À l’instar des positions que nous avons fait valoir à l’occasion du débat sur la réforme territoriale, nous tenons, pour notre part, à ce que les prérogatives actuelles des collectivités territoriales soient maintenues et renforcées, tant ces collectivités jouent un rôle primordial dans la régulation et la prise en compte des besoins sociaux de nos concitoyens. Sans leur capacité d’intervention et d’innovation sociale, les services publics locaux, les crèches, les maisons de retraite et les clubs du troisième âge, les écoles et les centres de loisirs, les transports, les actions menées en matière d’économies d’énergie, le sport, la culture, bref, tout ce qui fait les services de proximité, qui répondent aux besoins et aux attentes des habitants, risque de disparaître pour laisser place à des marchés privés, lesquels ne s’adresseront plus qu’à ceux qui ont les moyens de se les offrir.

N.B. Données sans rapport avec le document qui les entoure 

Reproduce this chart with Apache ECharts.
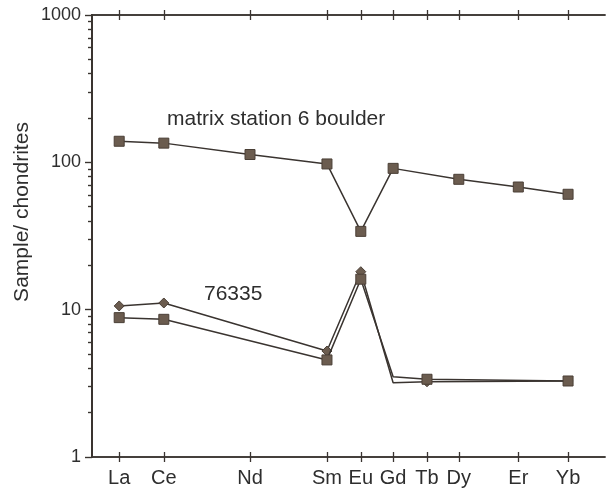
<!DOCTYPE html>
<html>
<head>
<meta charset="utf-8">
<script src="https://cdn.jsdelivr.net/npm/echarts@6/dist/echarts.min.js"></script>
<style>
  html, body { margin: 0; padding: 0; background: #fff; }
  #chart { width: 614px; height: 496px; }
</style>
</head>
<body>
<div id="chart"></div>
<script>
// REE elements and where they sit along the x axis (axis units 0..100)
const elements = ['La', 'Ce', 'Nd', 'Sm', 'Eu', 'Gd', 'Tb', 'Dy', 'Er', 'Yb'];
const elementX = [5.3, 14.0, 30.8, 45.8, 52.4, 58.7, 65.3, 71.5, 83.1, 92.8];

// sample / chondrite values (null = not measured)
const matrixBoulder = [139, 135, 113, 97.5, 34, 91, null, 76.7, 68, 60.7];
const s76335Diamond = [10.6, 11.1, null, 5.24, 18.1, 3.19, 3.24, null, null, 3.28];
const s76335Square = [8.83, 8.6, null, 4.56, 16.1, 3.51, 3.37, null, null, 3.28];
const noMarker = ['Gd']; // lower curves bend at Gd without a symbol

const yMajor = [1, 10, 100, 1000];
const yMinor = [2, 3, 4, 5, 6, 7, 8, 9, 20, 30, 40, 50, 60, 70, 80, 90, 200, 300, 400, 500, 600, 700, 800, 900];

const ink = '#3a3430';
const markFill = '#6b5c4f';
const font = 'Liberation Sans, Arial, sans-serif';

function toPoints(values, skipSymbol) {
  const out = [];
  values.forEach(function (v, i) {
    if (v == null) return;
    const item = { value: [elementX[i], v] };
    if (skipSymbol && noMarker.indexOf(elements[i]) >= 0) item.symbol = 'none';
    out.push(item);
  });
  return out;
}

function labelFor(v) {
  const i = elementX.indexOf(v);
  return i >= 0 ? elements[i] : '';
}

const lineStyle = { color: ink, width: 1.5 };
const itemStyle = { color: markFill, borderColor: '#4a3f36', borderWidth: 1 };

function xAx(position, inside, showLabel) {
  return {
    type: 'value', min: 0, max: 100, position: position,
    axisLine: { show: true, lineStyle: { color: ink, width: 1.5 } },
    axisTick: { show: true, inside: inside, length: 5, customValues: elementX, lineStyle: { color: ink, width: 1.3 } },
    axisLabel: showLabel ? {
      show: true, customValues: elementX, formatter: labelFor, margin: 11,
      color: '#2e2e2e', fontSize: 20, fontFamily: font
    } : { show: false },
    splitLine: { show: false }
  };
}

function yAx(position, ticks, len, showLabel) {
  return {
    type: 'log', min: 1, max: 1000, logBase: 10, position: position,
    axisLine: { show: true, lineStyle: { color: ink, width: 1.5 } },
    axisTick: { show: true, inside: position === 'right', length: len, customValues: ticks, lineStyle: { color: ink, width: 1.2 } },
    axisLabel: showLabel ? {
      show: true, customValues: yMajor, margin: 11,
      formatter: function (v) { return String(Math.round(v)); },
      color: '#2e2e2e', fontSize: 18, fontFamily: font
    } : { show: false },
    splitLine: { show: false },
    minorTick: { show: false }
  };
}

const chart = echarts.init(document.getElementById('chart'));
chart.setOption({
  backgroundColor: '#fff',
  animation: false,
  grid: { left: 92, right: 9, top: 15, bottom: 39 },
  xAxis: [
    xAx('bottom', false, true),
    xAx('bottom', true, false),
    xAx('top', false, false),
    xAx('top', true, false)
  ],
  yAxis: [
    Object.assign(yAx('left', yMajor, 7, true), {
      name: 'Sample/ chondrites', nameLocation: 'middle', nameGap: 59, nameMoveOverlap: false,
      nameTextStyle: { color: '#2e2e2e', fontSize: 21, fontFamily: font, padding: [0, 0, 0, 48] }
    }),
    yAx('left', yMinor, 4, false),
    yAx('right', yMajor, 7, false),
    yAx('right', yMinor, 4, false)
  ],
  series: [
    {
      name: 'matrix station 6 boulder', type: 'line', connectNulls: true,
      data: toPoints(matrixBoulder, false),
      symbol: 'rect', symbolSize: 10, lineStyle: lineStyle, itemStyle: itemStyle, z: 3
    },
    {
      name: '76335 a', type: 'line', connectNulls: true,
      data: toPoints(s76335Diamond, true),
      symbol: 'diamond', symbolSize: 10, lineStyle: lineStyle, itemStyle: itemStyle, z: 2
    },
    {
      name: '76335 b', type: 'line', connectNulls: true,
      data: toPoints(s76335Square, true),
      symbol: 'rect', symbolSize: 10, lineStyle: lineStyle, itemStyle: itemStyle, z: 3
    }
  ],
  graphic: [
    { type: 'text', left: 167, top: 109, style: { text: 'matrix station 6 boulder', font: '21px ' + font, fill: '#2e2e2e' } },
    { type: 'text', left: 204, top: 284, style: { text: '76335', font: '21px ' + font, fill: '#2e2e2e' } }
  ]
});
</script>
</body>
</html>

En vertu de notre engagement pour plus de justice sociale et parce que l’ensemble des dispositions contenues dans le texte présentent des incompatibilités manifestes avec nos normes constitutionnelles, nous défendons aujourd’hui cette motion tendant à opposer l’exception d’irrecevabilité, motion que nous vous invitons à adopter, mes chers collègues.